* Task material *

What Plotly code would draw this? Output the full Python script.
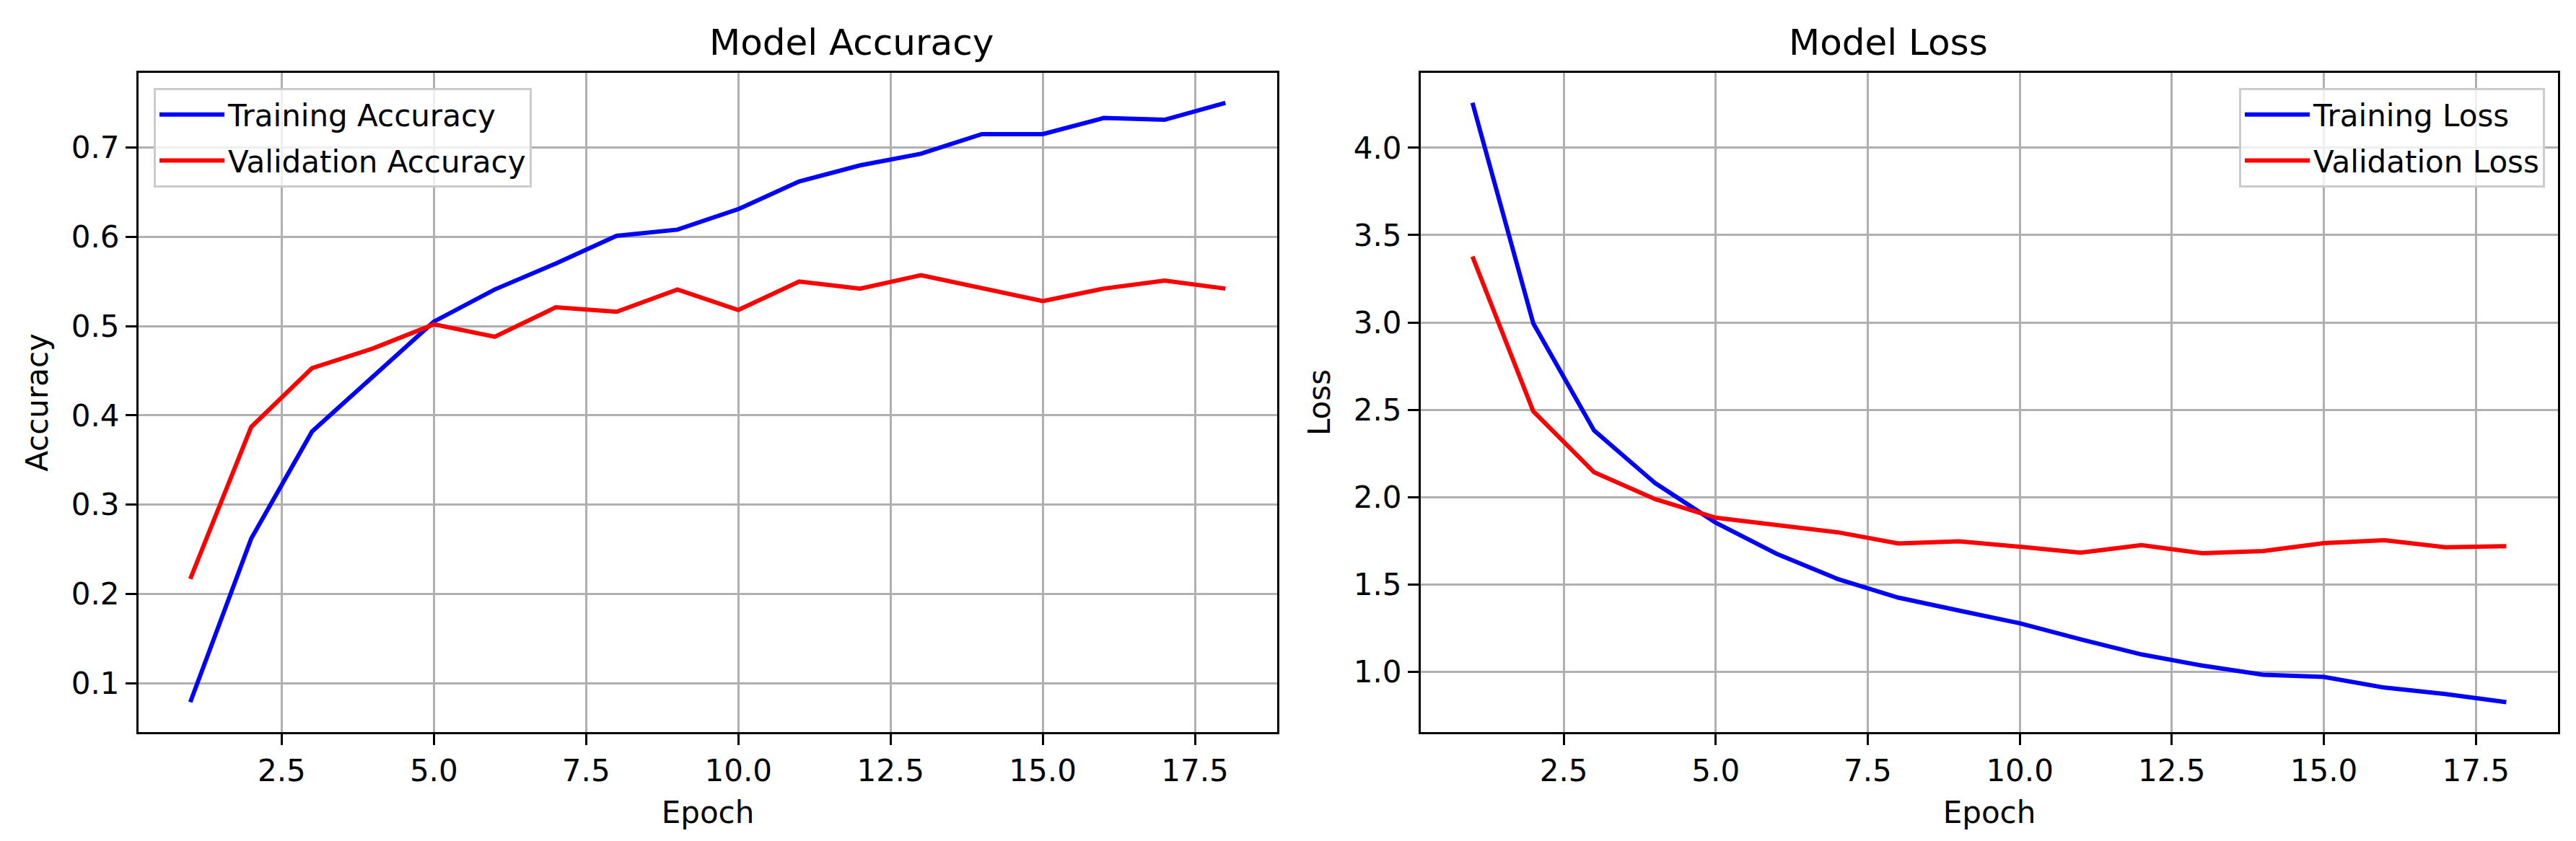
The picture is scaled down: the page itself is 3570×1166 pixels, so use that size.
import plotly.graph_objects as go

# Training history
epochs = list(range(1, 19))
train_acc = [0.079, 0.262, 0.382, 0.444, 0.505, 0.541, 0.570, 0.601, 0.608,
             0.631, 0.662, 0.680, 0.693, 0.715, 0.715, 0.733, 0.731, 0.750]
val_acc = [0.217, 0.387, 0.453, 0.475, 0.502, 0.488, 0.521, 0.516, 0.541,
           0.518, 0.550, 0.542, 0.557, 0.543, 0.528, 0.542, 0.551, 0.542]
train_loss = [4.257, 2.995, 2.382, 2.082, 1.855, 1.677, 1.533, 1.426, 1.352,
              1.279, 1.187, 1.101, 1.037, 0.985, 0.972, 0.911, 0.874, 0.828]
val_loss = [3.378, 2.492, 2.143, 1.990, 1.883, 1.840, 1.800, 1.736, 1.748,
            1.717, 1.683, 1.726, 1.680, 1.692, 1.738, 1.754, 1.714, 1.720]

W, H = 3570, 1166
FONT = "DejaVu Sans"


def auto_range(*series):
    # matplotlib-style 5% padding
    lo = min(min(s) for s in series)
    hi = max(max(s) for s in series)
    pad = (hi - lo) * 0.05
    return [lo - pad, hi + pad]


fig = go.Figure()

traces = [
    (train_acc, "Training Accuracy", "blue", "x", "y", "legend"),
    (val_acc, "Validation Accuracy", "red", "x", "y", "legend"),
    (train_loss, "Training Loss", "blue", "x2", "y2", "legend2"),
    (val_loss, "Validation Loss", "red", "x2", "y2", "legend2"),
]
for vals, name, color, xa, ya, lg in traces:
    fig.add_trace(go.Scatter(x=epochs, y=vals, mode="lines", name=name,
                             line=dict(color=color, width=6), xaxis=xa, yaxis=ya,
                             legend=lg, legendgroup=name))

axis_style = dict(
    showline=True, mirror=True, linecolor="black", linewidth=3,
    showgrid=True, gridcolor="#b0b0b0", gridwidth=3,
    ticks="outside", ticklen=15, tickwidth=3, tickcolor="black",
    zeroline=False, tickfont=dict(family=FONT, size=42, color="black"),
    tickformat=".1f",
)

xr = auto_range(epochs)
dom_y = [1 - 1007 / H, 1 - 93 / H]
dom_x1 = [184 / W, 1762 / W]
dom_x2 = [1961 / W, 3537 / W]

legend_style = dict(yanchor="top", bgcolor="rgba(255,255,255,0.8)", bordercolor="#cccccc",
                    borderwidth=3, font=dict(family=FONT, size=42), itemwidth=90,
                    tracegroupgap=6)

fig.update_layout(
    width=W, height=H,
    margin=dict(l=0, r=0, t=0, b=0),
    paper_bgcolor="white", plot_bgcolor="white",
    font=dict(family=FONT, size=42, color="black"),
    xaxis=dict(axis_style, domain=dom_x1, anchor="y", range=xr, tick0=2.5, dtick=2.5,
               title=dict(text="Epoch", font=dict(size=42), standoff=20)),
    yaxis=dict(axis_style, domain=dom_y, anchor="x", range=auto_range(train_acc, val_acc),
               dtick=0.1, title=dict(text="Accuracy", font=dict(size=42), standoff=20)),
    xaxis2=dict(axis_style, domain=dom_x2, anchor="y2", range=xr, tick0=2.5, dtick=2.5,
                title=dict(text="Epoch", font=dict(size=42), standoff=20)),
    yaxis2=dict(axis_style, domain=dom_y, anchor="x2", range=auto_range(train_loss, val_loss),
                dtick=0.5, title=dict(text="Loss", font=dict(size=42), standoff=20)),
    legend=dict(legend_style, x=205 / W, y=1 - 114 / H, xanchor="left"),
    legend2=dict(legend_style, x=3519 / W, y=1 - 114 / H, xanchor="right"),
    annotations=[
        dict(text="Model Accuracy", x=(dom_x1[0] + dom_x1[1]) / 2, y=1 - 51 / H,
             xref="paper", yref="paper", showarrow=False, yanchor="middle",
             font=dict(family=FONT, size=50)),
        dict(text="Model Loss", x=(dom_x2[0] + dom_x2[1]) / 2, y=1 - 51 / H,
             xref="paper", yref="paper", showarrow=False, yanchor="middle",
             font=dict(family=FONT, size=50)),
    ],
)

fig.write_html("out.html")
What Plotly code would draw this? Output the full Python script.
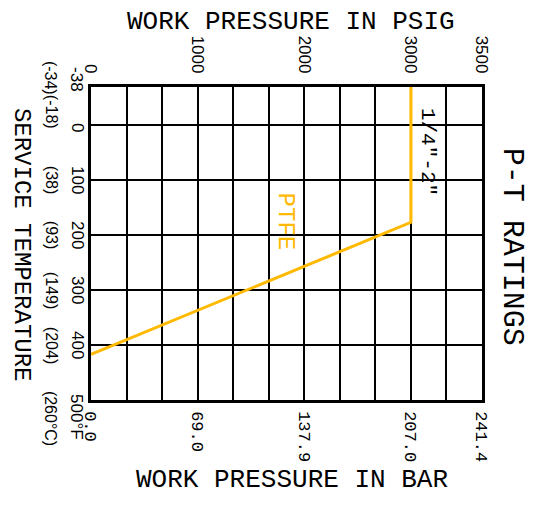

* Given exercise *
Excluding the pictures, restate the records above word for word.

* Problem solution *
What Plotly code would draw this? Output the full Python script.
The picture is scaled down: the page itself is 3570×1166 pixels, so use that size.
import plotly.graph_objects as go

# Training history
epochs = list(range(1, 19))
train_acc = [0.079, 0.262, 0.382, 0.444, 0.505, 0.541, 0.570, 0.601, 0.608,
             0.631, 0.662, 0.680, 0.693, 0.715, 0.715, 0.733, 0.731, 0.750]
val_acc = [0.217, 0.387, 0.453, 0.475, 0.502, 0.488, 0.521, 0.516, 0.541,
           0.518, 0.550, 0.542, 0.557, 0.543, 0.528, 0.542, 0.551, 0.542]
train_loss = [4.257, 2.995, 2.382, 2.082, 1.855, 1.677, 1.533, 1.426, 1.352,
              1.279, 1.187, 1.101, 1.037, 0.985, 0.972, 0.911, 0.874, 0.828]
val_loss = [3.378, 2.492, 2.143, 1.990, 1.883, 1.840, 1.800, 1.736, 1.748,
            1.717, 1.683, 1.726, 1.680, 1.692, 1.738, 1.754, 1.714, 1.720]

W, H = 3570, 1166
FONT = "DejaVu Sans"


def auto_range(*series):
    # matplotlib-style 5% padding
    lo = min(min(s) for s in series)
    hi = max(max(s) for s in series)
    pad = (hi - lo) * 0.05
    return [lo - pad, hi + pad]


fig = go.Figure()

traces = [
    (train_acc, "Training Accuracy", "blue", "x", "y", "legend"),
    (val_acc, "Validation Accuracy", "red", "x", "y", "legend"),
    (train_loss, "Training Loss", "blue", "x2", "y2", "legend2"),
    (val_loss, "Validation Loss", "red", "x2", "y2", "legend2"),
]
for vals, name, color, xa, ya, lg in traces:
    fig.add_trace(go.Scatter(x=epochs, y=vals, mode="lines", name=name,
                             line=dict(color=color, width=6), xaxis=xa, yaxis=ya,
                             legend=lg, legendgroup=name))

axis_style = dict(
    showline=True, mirror=True, linecolor="black", linewidth=3,
    showgrid=True, gridcolor="#b0b0b0", gridwidth=3,
    ticks="outside", ticklen=15, tickwidth=3, tickcolor="black",
    zeroline=False, tickfont=dict(family=FONT, size=42, color="black"),
    tickformat=".1f",
)

xr = auto_range(epochs)
dom_y = [1 - 1007 / H, 1 - 93 / H]
dom_x1 = [184 / W, 1762 / W]
dom_x2 = [1961 / W, 3537 / W]

legend_style = dict(yanchor="top", bgcolor="rgba(255,255,255,0.8)", bordercolor="#cccccc",
                    borderwidth=3, font=dict(family=FONT, size=42), itemwidth=90,
                    tracegroupgap=6)

fig.update_layout(
    width=W, height=H,
    margin=dict(l=0, r=0, t=0, b=0),
    paper_bgcolor="white", plot_bgcolor="white",
    font=dict(family=FONT, size=42, color="black"),
    xaxis=dict(axis_style, domain=dom_x1, anchor="y", range=xr, tick0=2.5, dtick=2.5,
               title=dict(text="Epoch", font=dict(size=42), standoff=20)),
    yaxis=dict(axis_style, domain=dom_y, anchor="x", range=auto_range(train_acc, val_acc),
               dtick=0.1, title=dict(text="Accuracy", font=dict(size=42), standoff=20)),
    xaxis2=dict(axis_style, domain=dom_x2, anchor="y2", range=xr, tick0=2.5, dtick=2.5,
                title=dict(text="Epoch", font=dict(size=42), standoff=20)),
    yaxis2=dict(axis_style, domain=dom_y, anchor="x2", range=auto_range(train_loss, val_loss),
                dtick=0.5, title=dict(text="Loss", font=dict(size=42), standoff=20)),
    legend=dict(legend_style, x=205 / W, y=1 - 114 / H, xanchor="left"),
    legend2=dict(legend_style, x=3519 / W, y=1 - 114 / H, xanchor="right"),
    annotations=[
        dict(text="Model Accuracy", x=(dom_x1[0] + dom_x1[1]) / 2, y=1 - 51 / H,
             xref="paper", yref="paper", showarrow=False, yanchor="middle",
             font=dict(family=FONT, size=50)),
        dict(text="Model Loss", x=(dom_x2[0] + dom_x2[1]) / 2, y=1 - 51 / H,
             xref="paper", yref="paper", showarrow=False, yanchor="middle",
             font=dict(family=FONT, size=50)),
    ],
)

fig.write_html("out.html")
What Plotly code would draw this? Output the full Python script.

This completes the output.